Collect from the data below each line with "chart".
═════ RECORDS FOR THE TASK ═════
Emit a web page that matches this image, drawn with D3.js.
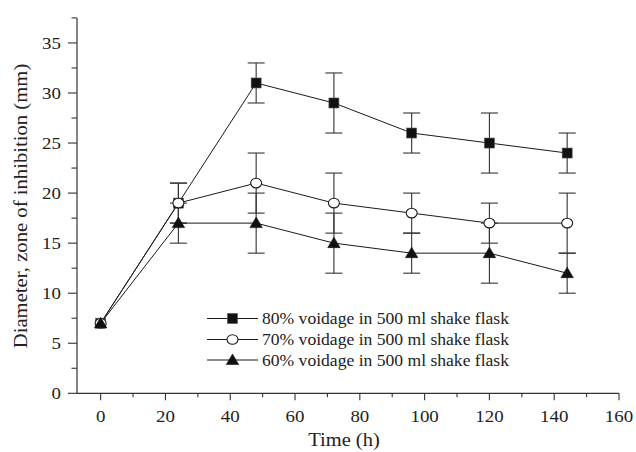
<!DOCTYPE html>
<html>
<head>
<meta charset="utf-8">
<script src="https://cdn.jsdelivr.net/npm/d3@7"></script>
<style>
  body { margin: 0; background: #fff; }
  svg { display: block; }
  text { font-family: "Liberation Serif", "Times New Roman", serif; fill: #222; }
</style>
</head>
<body>
<svg id="chart" width="636" height="452"></svg>
<script>
// ---- data ----
const times = [0, 24, 48, 72, 96, 120, 144];
const s80 = [7, 19, 31, 29, 26, 25, 24];
const e80 = [0, 2, 2, 3, 2, 3, 2];
const s70 = [7, 19, 21, 19, 18, 17, 17];
const e70 = [0, 2, 3, 3, 2, 2, 3];
const s60 = [7, 17, 17, 15, 14, 14, 12];
const e60 = [0, 2, 3, 3, 2, 3, 2];
const seriesNames = [
  "80% voidage in 500 ml shake flask",
  "70% voidage in 500 ml shake flask",
  "60% voidage in 500 ml shake flask"
];
const xTicks = [0, 20, 40, 60, 80, 100, 120, 140, 160];
const yTicks = [0, 5, 10, 15, 20, 25, 30, 35];
const xLabel = "Time (h)";
const yLabel = "Diameter, zone of inhibition (mm)";

const series = [
  { name: seriesNames[0], values: s80, errs: e80, marker: "square" },
  { name: seriesNames[1], values: s70, errs: e70, marker: "circle" },
  { name: seriesNames[2], values: s60, errs: e60, marker: "triangle" }
];

// ---- layout ----
const svg = d3.select("#chart");
const x = d3.scaleLinear().domain([-7.3, 160]).range([77, 619]);
const y = d3.scaleLinear().domain([0, 37.5]).range([393.3, 17.9]);

const ink = "#1a1a1a";

// text helper: horizontally stretched text anchored at (tx,ty)
function stext(parent, tx, ty, str, size, anchor, sx, rot) {
  const g = parent.append("g")
    .attr("transform", `translate(${tx},${ty})` + (rot ? ` rotate(${rot})` : "") + ` scale(${sx},1)`);
  g.append("text").attr("x", 0).attr("y", 0).attr("text-anchor", anchor)
    .attr("font-size", size).text(str);
  return g;
}

function drawMarker(g, type, cx, cy) {
  if (type === "square") {
    g.append("rect").attr("x", cx - 5).attr("y", cy - 5).attr("width", 10).attr("height", 10)
      .attr("fill", "#111").attr("stroke", "#555").attr("stroke-width", 0.6);
  } else if (type === "circle") {
    g.append("ellipse").attr("cx", cx).attr("cy", cy).attr("rx", 5.5).attr("ry", 4.8)
      .attr("fill", "#fff").attr("stroke", ink).attr("stroke-width", 1.1);
  } else {
    g.append("path").attr("d", `M${cx},${cy - 6}L${cx + 6.2},${cy + 4.5}L${cx - 6.2},${cy + 4.5}Z`)
      .attr("fill", "#111").attr("stroke", "#111").attr("stroke-width", 0.6);
  }
}

// axes
const gx = svg.append("g").attr("transform", `translate(0,${y(0)})`);
gx.append("line").attr("x1", x.range()[0]).attr("x2", x(160)).attr("stroke", "#333").attr("stroke-width", 1.2);
d3.range(0, 161, 10).forEach(v => {
  const major = v % 20 === 0;
  gx.append("line").attr("x1", x(v)).attr("x2", x(v)).attr("y1", 0).attr("y2", major ? 7 : 4)
    .attr("stroke", "#333").attr("stroke-width", 1.1);
});
xTicks.forEach(d => stext(gx, x(d), 28.5, d, 17.5, "middle", 1.08));

const gy = svg.append("g").attr("transform", `translate(${x.range()[0]},0)`);
gy.append("line").attr("y1", y(0)).attr("y2", y(37.5)).attr("stroke", "#333").attr("stroke-width", 1.2);
d3.range(0, 37.6, 2.5).forEach(v => {
  const major = v % 5 === 0;
  gy.append("line").attr("x1", 0).attr("x2", major ? -9 : -5.5).attr("y1", y(v)).attr("y2", y(v))
    .attr("stroke", "#333").attr("stroke-width", 1.1);
});
yTicks.forEach(d => stext(gy, -16, y(d) + 6, d, 17.5, "end", 1.08));

// axis labels
stext(svg, 344, 446, xLabel, 19.5, "middle", 1.05);
stext(svg, 27, 206, yLabel, 18, "middle", 1.15, -90);

// lines
const line = d3.line().x((d, i) => x(times[i])).y(d => y(d));
series.forEach(s => {
  svg.append("path").datum(s.values).attr("d", line)
    .attr("fill", "none").attr("stroke", ink).attr("stroke-width", 1);
});

// error bars
const cap = 8.5;
series.forEach(s => {
  const g = svg.append("g");
  s.values.forEach((v, i) => {
    const e = s.errs[i];
    if (!e) return;
    const cx = x(times[i]);
    g.append("line").attr("x1", cx).attr("x2", cx).attr("y1", y(v - e)).attr("y2", y(v + e))
      .attr("stroke", "#333").attr("stroke-width", 1.1);
    [v - e, v + e].forEach(b => {
      g.append("line").attr("x1", cx - cap).attr("x2", cx + cap).attr("y1", y(b)).attr("y2", y(b))
        .attr("stroke", "#333").attr("stroke-width", 1.1);
    });
  });
});

// markers
series.forEach(s => {
  const g = svg.append("g");
  s.values.forEach((v, i) => drawMarker(g, s.marker, x(times[i]), y(v)));
});

// legend
const legendY = [318.5, 339.5, 360];
series.forEach((s, i) => {
  const g = svg.append("g");
  g.append("line").attr("x1", 207).attr("x2", 258).attr("y1", legendY[i]).attr("y2", legendY[i])
    .attr("stroke", ink).attr("stroke-width", 1);
  drawMarker(g, s.marker, 232.5, legendY[i]);
  stext(g, 262, legendY[i] + 5.5, s.name, 16, "start", 1.1);
});
</script>
</body>
</html>
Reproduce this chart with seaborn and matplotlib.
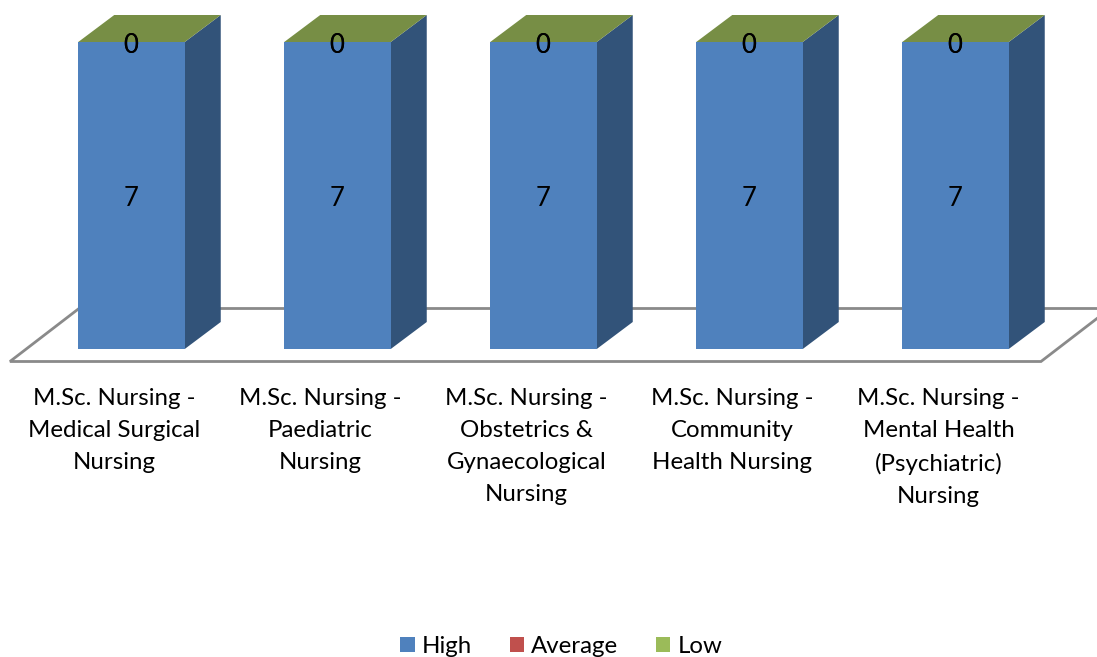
═════
COMPLETED TASK:
<svg id="chart" width="636" height="452"></svg>
const svg = d3.select("#chart");
Reproduce this chart with seaborn and matplotlib.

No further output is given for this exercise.